An adjective that had once meant “barbaric,” “Gothic” had been redeemed by perception of the medieval Catholic Church’s architectural embrace of the divine-maternal, the mysterious, tempting curve: the very essence of art, according to Edmond’s Bailly’s bookshop habitué, art critic, aesthete, monarchist, and Catholic Decadent Joséphin Péladan.
Erik Satie released his Ogives in 1889: four piano pieces inspired by the curves (ogives) outlining Gothic arch windows in Paris’s Notre Dame cathedral on the Île de la Cité.
Combined femininity and austere spirituality formed a window through which we may pass into the light, as to, and through, a symbol, like penetrating an icon of Orthodox devotion: journeying from the organically visible to spiritual vision.
A window, of course, works both ways. We see through it as light comes simultaneously through it to us. The visitation of light is suggestive of another world. The bright sky is a symbol of infinity, of boundless values and epic, fraternal ideals.
Yet the Symbolists preferred autumnal light: hinterland between the known and the unknown, the clear and the obscure, twixt presence and absence, between life and death. Who are we? Where do we come from? Where are we going? Melancholy, longing, nostalgia were preconditions of illumination.
Listen to Erik Satie’s Ogives No.1 (performed by Reinbert de Leeuw)
For the Symbolist, Nature, ordinarily viewed, was naught but superficial sense impression, a mirror: mere flesh, not spirit or animating mind. Through a genuine icon, on the other hand, imagination enabled the meditative viewer to slip via the locked gate of the opaque image to the mystery of being.
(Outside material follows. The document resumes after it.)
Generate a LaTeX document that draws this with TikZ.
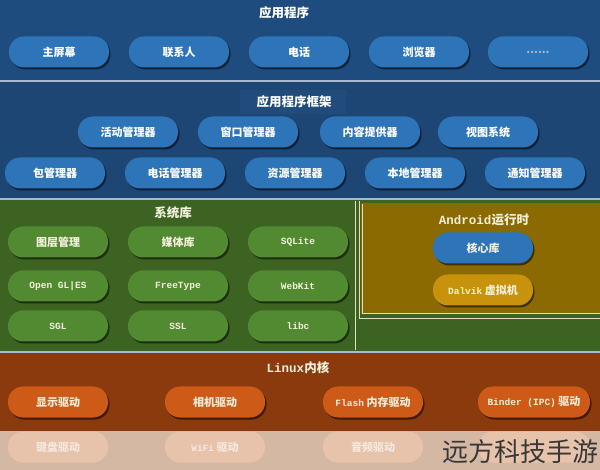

Nobody who has made this journey can see the world as he or she saw it before, nor will be content any longer with the superficial, the shallow reality of the materialist that is conditional, not absolute.
Such illumination was eagerly lapped up, if not always fully understood, by Symbolists; its nectar Parnassian, no . . . Olympian and Heliconic, for from the invisible summit of the loftiest poetry came the perspective to see, judge, dismiss, or discriminate and—who knows?—even to transform the huddled, distasteful world below, whose blackened state might yet be subjected to the gold-making skills of the alchemist, that is to say, “Artist.”
Rimbaud wrote of the “alchemy of the word.” Poetry and painting were never so close as they were among Symbolists: necessarily esoteric, magical in the embrace of the supernatural, occult in penetration of the image.
Ideal art evinced a trove of gold existing beyond the world’s material image. Those who understood were initiates; thus Péladan and his colleagues embraced Leonardo as an initiate, a “Grand Master.”
Péladan’s declarations about the divine Leonardo are the precise source of the potent Da Vinci Code myth.
Joséphin Péladan (28 March 1858 in Lyon – 27 June 1918 in Neuilly-sur-Seine) was a French novelist and Martinist. His father was a journalist who had written on prophecies, and professed a philosophic-occult Catholicism.